AI is aiding recruiters in tailoring job descriptions for complex positions and direct-messaging candidates, executives told The Wall Street Journal. That leaves humans more time to review and speak with qualified applicants.
AI also is widening talent searches by flagging words humans might use that could dissuade women from applying, such as “determined,” “driven,” and “objective,” a WPP spokesperson explained to the WSJ.
In addition, AI is helping recruiters communicate with candidates in foreign countries in their native languages.
“Sometimes my Spanish is stronger than their English so I believe AI gives comfort and credibility and builds rapport both ways,” Sasha Martens, who owns a private recruiting service for creative talent, said to the WSJ.
She uses Bard and translating AI DeepL to more deftly use foreign slang to build rapport, she noted.
AIs also write code known as “Boolean strings” that recruiters can use to search for talent.
For example, recruiters can spend hours writing and refining lengthy strings of code that would let them search the San Francisco area for software developers skilled in using the JavaScript language. Now AIs can do that in minutes, even suggesting better prompts than humans had thought of.

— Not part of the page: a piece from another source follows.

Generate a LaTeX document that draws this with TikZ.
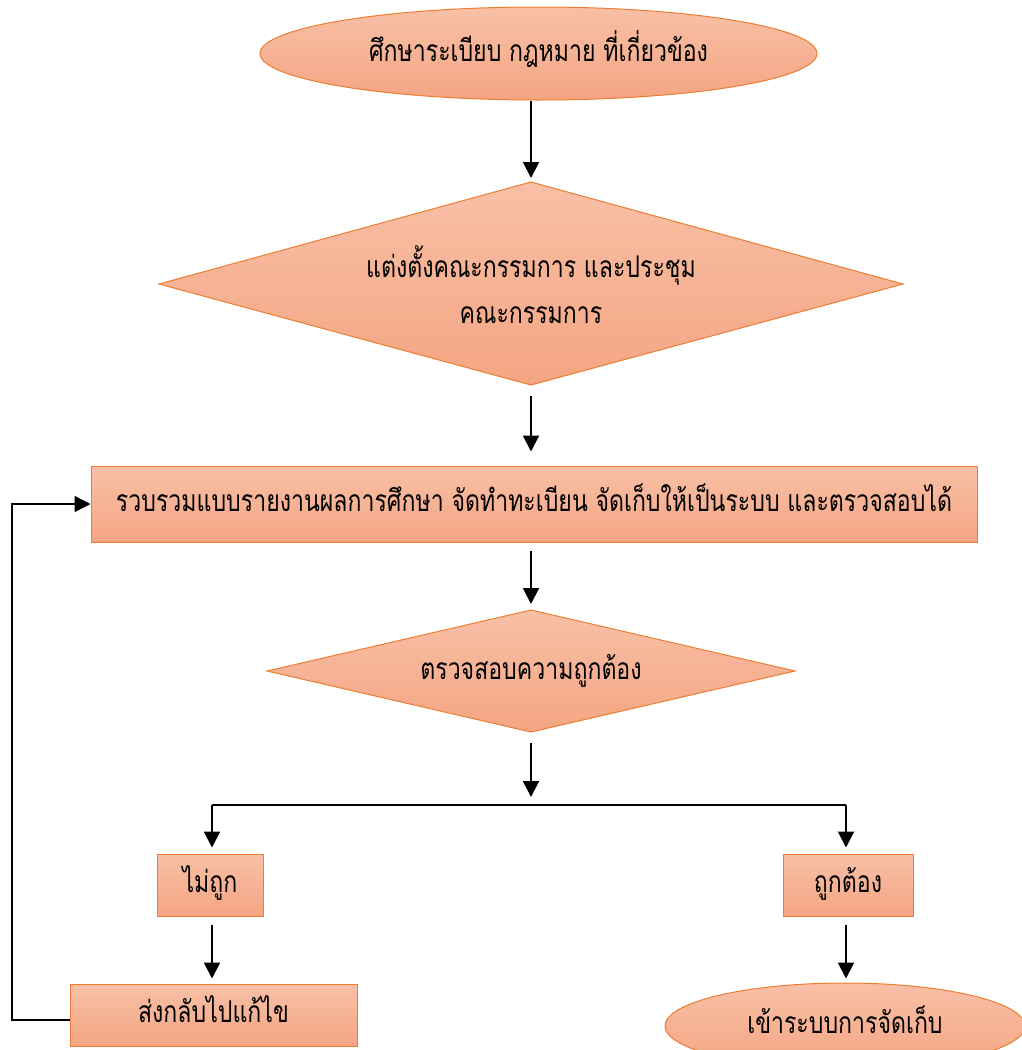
\documentclass[tikz,border=0pt]{standalone}
\usepackage{fontspec}
\newfontfamily\thaifont[Script=Thai,FakeStretch=0.77]{Loma}
\usetikzlibrary{shapes.geometric,arrows.meta}
\definecolor{filltop}{RGB}{248,192,167}
\definecolor{fillbot}{RGB}{244,165,130}
\definecolor{boxedge}{RGB}{237,125,49}
\begin{document}
\begin{tikzpicture}[x=1pt,y=1pt,
  fillstyle/.style={draw=boxedge, line width=1pt, top color=filltop, bottom color=fillbot},
  shapebase/.style={fillstyle, font=\thaifont\fontsize{30}{46}\selectfont,
    inner sep=0pt, align=center, text=black, text height=15pt, text depth=0pt},
  oval/.style={shapebase, ellipse},
  rectbox/.style={shapebase, rectangle},
  label/.style={font=\thaifont\fontsize{30}{46}\selectfont, inner sep=0pt, align=center,
    text=black, text height=15pt, text depth=0pt},
  arr/.style={line width=2pt, -{Triangle[width=16pt,length=16pt]}},
  loopline/.style={line width=1.5pt}
]
\useasboundingbox (0,0) rectangle (1021,-1050);

% start ellipse
\node[oval, minimum width=557pt, minimum height=93pt] (e1) at (538.5,-53.5) {ศึกษาระเบียบ กฎหมาย ที่เกี่ยวข้อง};

% diamond 1
\coordinate (d1n) at (531,-182);
\coordinate (d1e) at (903,-284);
\coordinate (d1s) at (531,-385);
\coordinate (d1w) at (159,-284);
\path[fillstyle] (d1n) -- (d1e) -- (d1s) -- (d1w) -- cycle;
\node[label, text height=61pt] (d1) at (531,-293) {แต่งตั้งคณะกรรมการ และประชุม\\คณะกรรมการ};

% rectangle
\node[rectbox, minimum width=886pt, minimum height=76pt] (r1) at (534,-504) {รวบรวมแบบรายงานผลการศึกษา จัดทำทะเบียน จัดเก็บให้เป็นระบบ และตรวจสอบได้};

% diamond 2
\coordinate (d2n) at (531,-610);
\coordinate (d2e) at (795,-671);
\coordinate (d2s) at (531,-732);
\coordinate (d2w) at (267,-671);
\path[fillstyle] (d2n) -- (d2e) -- (d2s) -- (d2w) -- cycle;
\node[label] (d2) at (531,-672) {ตรวจสอบความถูกต้อง};

\node[rectbox, minimum width=106pt, minimum height=62pt] (no) at (210,-885) {ไม่ถูก};
\node[rectbox, minimum width=287pt, minimum height=62pt] (back) at (213.5,-1015) {ส่งกลับไปแก้ไข};
\node[rectbox, minimum width=130pt, minimum height=62pt] (yes) at (848,-885) {ถูกต้อง};
\node[oval, minimum width=360pt, minimum height=86pt] (store) at (845,-1026) {เข้าระบบการจัดเก็บ};

\coordinate (split) at (531,-805);
\coordinate (splitL) at (212,-805);
\coordinate (splitR) at (846,-805);
\coordinate (loopS) at (70,-1020);
\coordinate (loopB) at (12,-1020);
\coordinate (loopT) at (12,-504);

\draw[arr, shorten >=4pt] (e1.south -| d1n) -- (d1n);
\draw[arr, shorten <=11pt, shorten >=14pt] (d1s) -- (r1.north -| d1s);
\draw[arr, shorten <=8pt, shorten >=6pt] (r1.south -| d2n) -- (d2n);
\draw[arr, shorten <=11pt, shorten >=8pt] (d2s) -- (split);
\draw[line width=1.5pt] (splitL) -- (splitR);
\draw[arr, shorten >=6pt] (splitL) -- (splitL |- no.north);
\draw[arr, shorten >=6pt] (splitR) -- (splitR |- yes.north);
\draw[arr, shorten <=8pt, shorten >=5pt] (no.south -| splitL) -- (splitL |- back.north);
\draw[arr, shorten <=8pt, shorten >=4pt] (yes.south -| splitR) -- (splitR |- store.north);
\draw[loopline, -{Triangle[width=16pt,length=16pt]}] (loopS) -- (loopB) -- (loopT) -- (r1.west);
\end{tikzpicture}
\end{document}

AIs also are searching for candidates among social media subgroups, online professional forums, and even among alumni listings of historically Black colleges.
“AI is actually going to open up our aperture for diverse talent pools that we otherwise wouldn’t even have been aware of,” Moorman said.
However, recruiters are still painfully aware that AIs can throw wildly inaccurate information into a resumé or background check.
When one recruiter told his AI to summarize his own background, the bot told him that he graduated from Cornell University’s School of Industrial and Labor Relations. In reality, he’s an alum of the University of Virginia.
Using AI “hasn’t changed my workflow of applicants,” Zach Canfield, director of talent at the Goodby Silverstein & Partners ad agency, “but it’s changed my ability to home in on the types of people I’d like to go after proactivity.”
TRENDPOST: AI is eliminating the value of a well-written resumé and instead will focus job applicants on guessing which prompts or key words to include in their applications to snag a bot’s attention.